Trauma patients have greater chance of survival on weekends

Patients who have been injured in car or bike crashes, shot or stabbed, or suffered other traumas are more likely to live if they arrived at the hospital on the weekend--rather than during the week, concludes a new University of Pennsylvania School of Medicine study.

The researchers said their findings also show that trauma patients who were admitted to a hospital on weeknights were no more likely to die than those who presented during the day. This contrasts with previous studies showing a so‑called "weekend effect" in which patients with emergent illnesses--such as heart attacks and strokes--fared worse when they're hospitalized at night or on weekends, according to the study published in the March 21 Archives of Surgery.
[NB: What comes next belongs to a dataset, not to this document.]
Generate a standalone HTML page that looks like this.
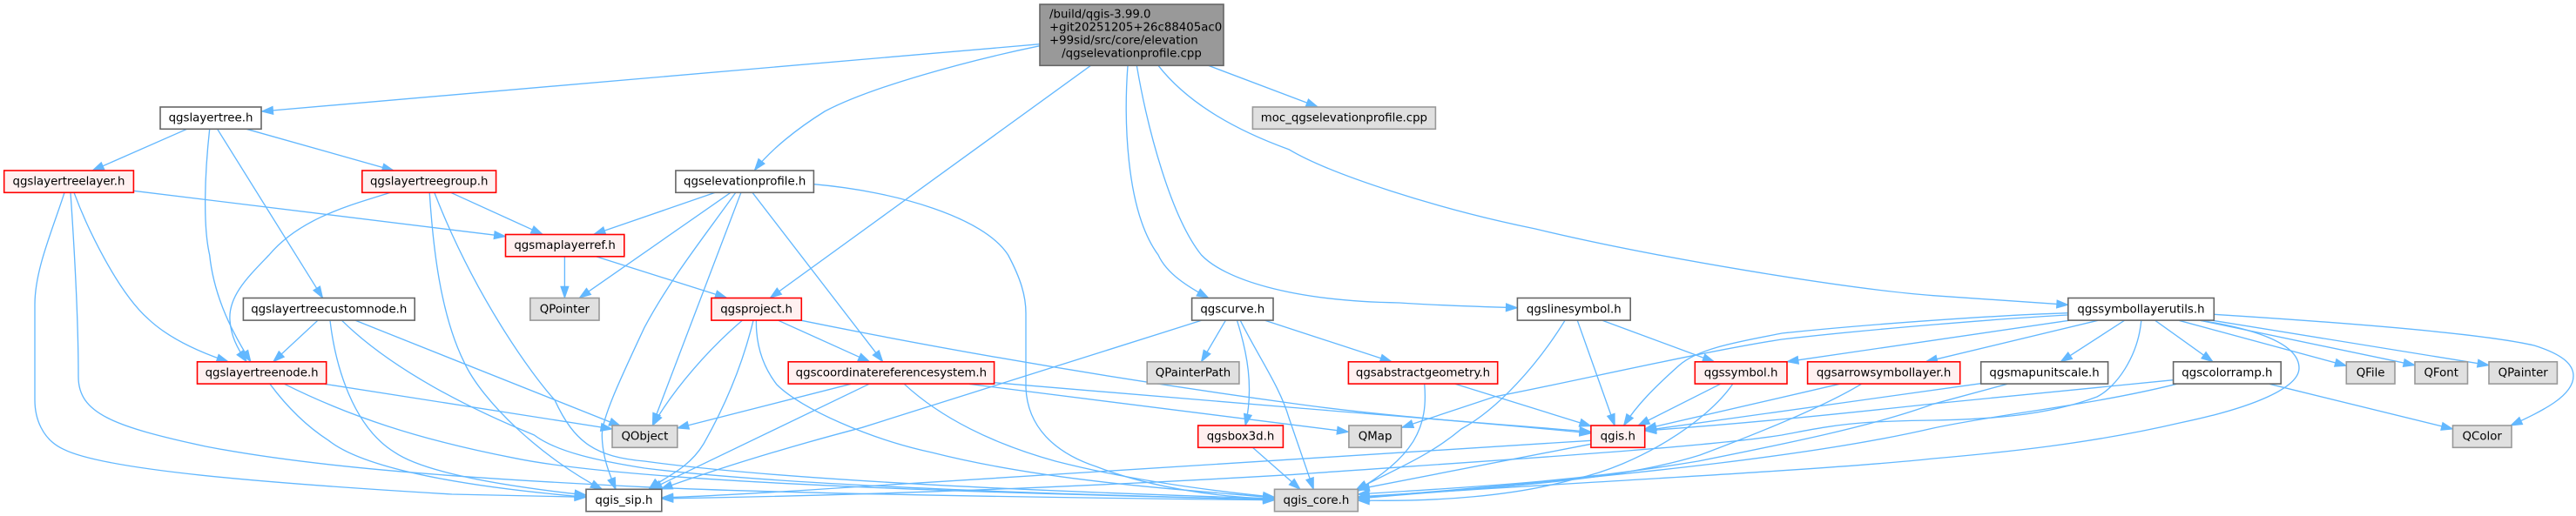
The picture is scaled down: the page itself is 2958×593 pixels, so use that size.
<!DOCTYPE html>
<html>
<head>
<meta charset="utf-8">
<style>
html,body{margin:0;padding:0;background:#fff;width:2958px;height:593px;overflow:hidden}
svg{display:block}
text{font-family:"DejaVu Sans","Liberation Sans",sans-serif;font-size:13.33px;fill:#000;text-anchor:middle}
.e path{fill:none;stroke:#63b8ff;stroke-width:1.33;marker-end:url(#a)}
.n rect{stroke-width:1.6}
.w{fill:#fff;stroke:#666}
.r{fill:#fff0f0;stroke:#f00}
.g{fill:#e0e0e0;stroke:#999}
.k{fill:#999;stroke:#666}
</style>
</head>
<body>
<svg xmlns="http://www.w3.org/2000/svg" width="2958" height="593" viewBox="0 0 2958 593">
<defs>
<marker id="a" markerUnits="userSpaceOnUse" markerWidth="16" markerHeight="12" refX="14" refY="5.5" orient="auto">
<path d="M1,1 L14,5.5 L1,10 Z" fill="#63b8ff" stroke="#63b8ff" stroke-width="1"/>
</marker>
</defs>
<g class="e">
<path d="M1194,50.7 L300.5,128"/>
<path d="M1194,52.7 C1110,70 1000,100 947,128 C915,148 885,172 866.5,195.5"/>
<path d="M1252.5,75.3 L884.4,342.3"/>
<path d="M1295,75.3 C1291,130 1291,240 1330,293 C1340,315 1365,330 1387.5,342.3"/>
<path d="M1305.3,75.3 C1318,150 1345,250 1379.5,293 C1405,320 1480,346 1607,348 C1650,351 1700,352.5 1742.4,353.7"/>
<path d="M1330,75.3 C1365,120 1420,150 1480,171.7 C1527,200 1650,240 1763,263 C1900,296 2120,332 2220,339.7 L2374.8,350.3"/>
<path d="M1387.5,75.3 L1513,122.7"/>
<path d="M214.7,148.3 L106.2,196"/>
<path d="M283,148.3 L452,196"/>
<path d="M240.7,148.3 C235,200 233,260 240.7,293 C245,335 262,375 287.9,415.7"/>
<path d="M249.6,148.3 L370.5,342.3"/>
<path d="M153.4,219.3 L580.5,271.7"/>
<path d="M85,221.3 C100,262 135,335 170,366.3 C195,390 230,405 262,415.7"/>
<path d="M74,221.3 C60,265 40,310 40,350 L40,459.7 C40,480 48,505 73,516.3 C120,540 300,555 519,568 L673,571.3"/>
<path d="M81,221.3 C85,280 90,360 90,433 C90,475 130,490 236,513 C350,535 500,548 740,559.7 C900,567 1200,572 1463.5,574.7"/>
<path d="M517.7,221.3 L623,269.3"/>
<path d="M448.3,221.3 C405,235 345,250 309,293 C285,318 262,340 264,368 C265,385 272,400 283.2,415.7"/>
<path d="M493.2,221.3 C497,280 505,360 533,416.3 C553,460 620,525 691.4,562.3"/>
<path d="M498.8,221.3 C545,340 610,430 637,459.7 C660,510 685,525 740,530 C900,552 1200,565 1463.5,573"/>
<path d="M648.4,294.7 L648.4,342.3"/>
<path d="M684.3,294.7 L834.4,342.3"/>
<path d="M821.2,221.3 L682,269.3"/>
<path d="M839,221.3 L665.4,342.3"/>
<path d="M844.8,221.3 C810,270 770,320 740,376.3 C715,430 691,480 691.3,500 C691.5,525 700,545 707,562.3"/>
<path d="M850.9,221.3 L749.4,488"/>
<path d="M864,221.3 L1013.7,415.7"/>
<path d="M934.4,211.7 C1030,220 1130,250 1157.6,293 C1172,320 1178,340 1178,360 L1178,446 C1180,490 1210,520 1259,536.3 C1320,560 1400,572 1463.5,573"/>
<path d="M852.3,368.3 C815,400 775,445 749.4,489"/>
<path d="M865,368.3 C850,430 825,480 808,510 C790,540 760,550 745,562.3"/>
<path d="M893.8,368.3 L998.6,415.7"/>
<path d="M920.3,368.3 C1150,415 1350,445 1480,463 C1600,480 1720,487 1826.9,496.3"/>
<path d="M868.4,368.3 C868,395 875,420 892,442 C920,470 1000,505 1070,520 C1200,553 1350,562 1463.5,572"/>
<path d="M977,441.3 L777.8,492"/>
<path d="M998,441.3 L747,562.3"/>
<path d="M1038.3,441.3 C1080,480 1140,510 1212,530 C1290,550 1380,563 1463.5,571.3"/>
<path d="M1112.8,441.3 L1548.4,496.3"/>
<path d="M1141.6,439.7 L1480,468 C1600,478 1720,487 1826.9,498"/>
<path d="M364.8,368.3 L313.8,415.7"/>
<path d="M408.2,368.3 L712.6,489.7"/>
<path d="M379,368.3 C385,420 405,490 453,519.7 C490,545 590,560 673,569"/>
<path d="M392.6,368.3 C450,425 540,470 613.5,500 C640,520 690,530 740,538 C900,558 1200,568 1463.5,574"/>
<path d="M372.8,441.3 L703,493"/>
<path d="M310,441.3 C335,475 360,495 377.5,506.3 C420,540 540,560 673,571.3"/>
<path d="M326.6,441.3 C400,478 480,505 590,526.3 C680,545 900,562 1463.5,574"/>
<path d="M1407.3,368.3 L1379.5,415.7"/>
<path d="M1420.5,368.3 C1432,405 1440,445 1430,489"/>
<path d="M1424.3,368.3 C1445,410 1470,445 1480,480 L1508.3,562.3"/>
<path d="M1379.5,368.3 L990,491.3 C900,515 820,540 759,562"/>
<path d="M1452.6,368.3 L1598,415.7"/>
<path d="M1438.4,514.3 L1493,562.3"/>
<path d="M1826.9,506.3 C1600,520 1300,540 976,560 C900,565 820,570 759.8,572"/>
<path d="M1826.9,510.3 L1559.3,562.3"/>
<path d="M1635.7,441.3 C1640,490 1625,525 1555.5,565"/>
<path d="M1671,441.3 L1826.9,489.7"/>
<path d="M1797,368.3 C1765,420 1720,470 1678,493 C1640,525 1600,540 1557,563"/>
<path d="M1811.3,368.3 L1854.2,489"/>
<path d="M1840,368.3 L1968.4,415.7"/>
<path d="M1975.5,441.3 L1881,489"/>
<path d="M1989.7,441.3 C1960,485 1880,535 1810,550 C1740,570 1650,577 1559.3,575"/>
<path d="M2112.4,441.3 L1888.7,493"/>
<path d="M2137.4,441.3 C2090,470 2000,505 1952,523 C1850,555 1700,560 1559.3,573"/>
<path d="M2374.8,359.7 C2300,362 2150,372 2046,383 C2000,392 1950,400 1928,420 C1900,445 1880,465 1864.6,489"/>
<path d="M2374.8,362 C2300,366 2150,378 2046,390 C1950,405 1800,440 1716,456 L1609.8,491.3"/>
<path d="M2375.7,368.3 L2052,415.7"/>
<path d="M2408.8,368.3 L2211.5,415.7"/>
<path d="M2439.4,368.3 L2366.3,415.7"/>
<path d="M2474.8,368.3 L2541,415.7"/>
<path d="M2502.2,368.3 L2694.3,420.3"/>
<path d="M2526.8,368.3 L2773,419.7"/>
<path d="M2540.9,368.3 L2858,419.7"/>
<path d="M2542.3,361.3 C2680,370 2850,383 2910,397 C2945,408 2955,420 2955,432 C2955,455 2920,472 2883,489"/>
<path d="M2458.8,368.3 C2455,410 2430,445 2408,456 C2350,478 2280,482 2220,483 C2120,484 2100,490 2046,500 C1950,515 1700,530 1480,545.7 C1200,562 950,570 759.8,573"/>
<path d="M2526.8,368.3 C2590,378 2640,395 2640,423 C2640,445 2590,468 2503,486 C2400,510 2300,520 2220,527 C2100,540 1800,555 1559.3,571"/>
<path d="M2274.7,440.7 L1888.7,494.7"/>
<path d="M2305,441.3 L2220,464.3 C2150,490 2050,510 1950,530 C1800,555 1680,560 1559.3,568"/>
<path d="M2495.6,436.7 L2220,464 C2100,477 2000,487 1888.7,495"/>
<path d="M2499.4,441.3 C2400,466 2300,475 2220,492 C2100,520 1900,545 1559.3,572"/>
<path d="M2606,441.3 L2816.5,493"/>
</g>
<g class="n">
<rect class="k" x="1194" y="5" width="211" height="70.3"/>
<text x="1205" y="20.7" style="text-anchor:start">/build/qgis-3.99.0</text>
<text x="1205" y="35.7" style="text-anchor:start">+git20251205+26c88405ac0</text>
<text x="1205" y="50.7" style="text-anchor:start">+99sid/src/core/elevation</text>
<text x="1299.5" y="65.3">/qgselevationprofile.cpp</text>

<rect class="w" x="184" y="123" width="116" height="25.3"/><text x="242" y="139.7">qgslayertree.h</text>
<rect class="g" x="1438.4" y="123" width="210" height="25.3"/><text x="1543.4" y="139.7">moc_qgselevationprofile.cpp</text>

<rect class="r" x="4.7" y="196" width="148.7" height="25.3"/><text x="79" y="212.7">qgslayertreelayer.h</text>
<rect class="r" x="415.8" y="196" width="153.8" height="25.3"/><text x="492.7" y="212.7">qgslayertreegroup.h</text>
<rect class="w" x="775.9" y="196" width="158.5" height="25.3"/><text x="855.2" y="212.7">qgselevationprofile.h</text>

<rect class="r" x="580.5" y="269.5" width="136.3" height="25.3"/><text x="648.6" y="286">qgsmaplayerref.h</text>

<rect class="w" x="279.4" y="342.5" width="196.8" height="25.6"/><text x="377.8" y="359.3">qgslayertreecustomnode.h</text>
<rect class="g" x="608.8" y="342.5" width="79.2" height="25.6"/><text x="648.4" y="359.3">QPointer</text>
<rect class="r" x="816.9" y="342.5" width="103.4" height="25.6"/><text x="868.6" y="359.3">qgsproject.h</text>
<rect class="w" x="1368.6" y="342.5" width="93.4" height="25.6"/><text x="1415.3" y="359.3">qgscurve.h</text>
<rect class="w" x="1742.4" y="342.5" width="129.8" height="25.6"/><text x="1807.3" y="359.3">qgslinesymbol.h</text>
<rect class="w" x="2374.8" y="342.5" width="167.5" height="25.6"/><text x="2458.5" y="359.3">qgssymbollayerutils.h</text>

<rect class="r" x="226.5" y="415.8" width="148.2" height="25.3"/><text x="300.6" y="432.5">qgslayertreenode.h</text>
<rect class="r" x="905.2" y="415.8" width="236.4" height="25.3"/><text x="1023.4" y="432.5">qgscoordinatereferencesystem.h</text>
<rect class="g" x="1317.2" y="415.8" width="105.7" height="25.3"/><text x="1370" y="432.5">QPainterPath</text>
<rect class="r" x="1548.4" y="415.8" width="171.3" height="25.3"/><text x="1634" y="432.5">qgsabstractgeometry.h</text>
<rect class="r" x="1946.3" y="415.8" width="105.7" height="25.3"/><text x="1999.1" y="432.5">qgssymbol.h</text>
<rect class="r" x="2075.6" y="415.8" width="175.1" height="25.3"/><text x="2163.1" y="432.5">qgsarrowsymbollayer.h</text>
<rect class="w" x="2274.7" y="415.8" width="145.9" height="25.3"/><text x="2347.6" y="432.5">qgsmapunitscale.h</text>
<rect class="w" x="2495.6" y="415.8" width="123.6" height="25.3"/><text x="2557.4" y="432.5">qgscolorramp.h</text>
<rect class="g" x="2694.3" y="415.8" width="55.7" height="25.3"/><text x="2722.1" y="432.5">QFile</text>
<rect class="g" x="2773" y="415.8" width="60.5" height="25.3"/><text x="2803.2" y="432.5">QFont</text>
<rect class="g" x="2858" y="415.8" width="78.4" height="25.3"/><text x="2897.2" y="432.5">QPainter</text>

<rect class="g" x="703" y="489" width="74.8" height="25.3"/><text x="740.4" y="505.7">QObject</text>
<rect class="r" x="1375.7" y="489" width="97.7" height="25.3"/><text x="1424.5" y="505.7">qgsbox3d.h</text>
<rect class="g" x="1548.9" y="489" width="60.4" height="25.3"/><text x="1579.1" y="505.7">QMap</text>
<rect class="r" x="1826.9" y="489" width="61.8" height="25.3"/><text x="1857.8" y="505.7">qgis.h</text>
<rect class="g" x="2816.5" y="489" width="67.5" height="25.3"/><text x="2850.2" y="505.7">QColor</text>

<rect class="w" x="673" y="562.3" width="86.8" height="25.4"/><text x="716.4" y="579">qgis_sip.h</text>
<rect class="g" x="1463.5" y="562.3" width="95.8" height="25.4"/><text x="1511.4" y="579">qgis_core.h</text>
</g>
</svg>
</body>
</html>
Trauma systems have been designed to "maximize rapid access to trauma care, and our results show that the system also offers special protection for patients injured during periods that are known to be connected to worse outcomes among patients with time‑sensitive illnesses," said lead author Brendan Carr, MD, MS, an assistant professor in the departments of emergency medicine and biostatistics and epidemiology.

The study also revealed that both weeknight and weekend hospital admissions were associated with longer intensive care unit stays. The researchers suggested this may involve hospital factors not necessarily related to a patient's condition, including greater bed availability because fewer elective admissions and surgeries occur on weekends.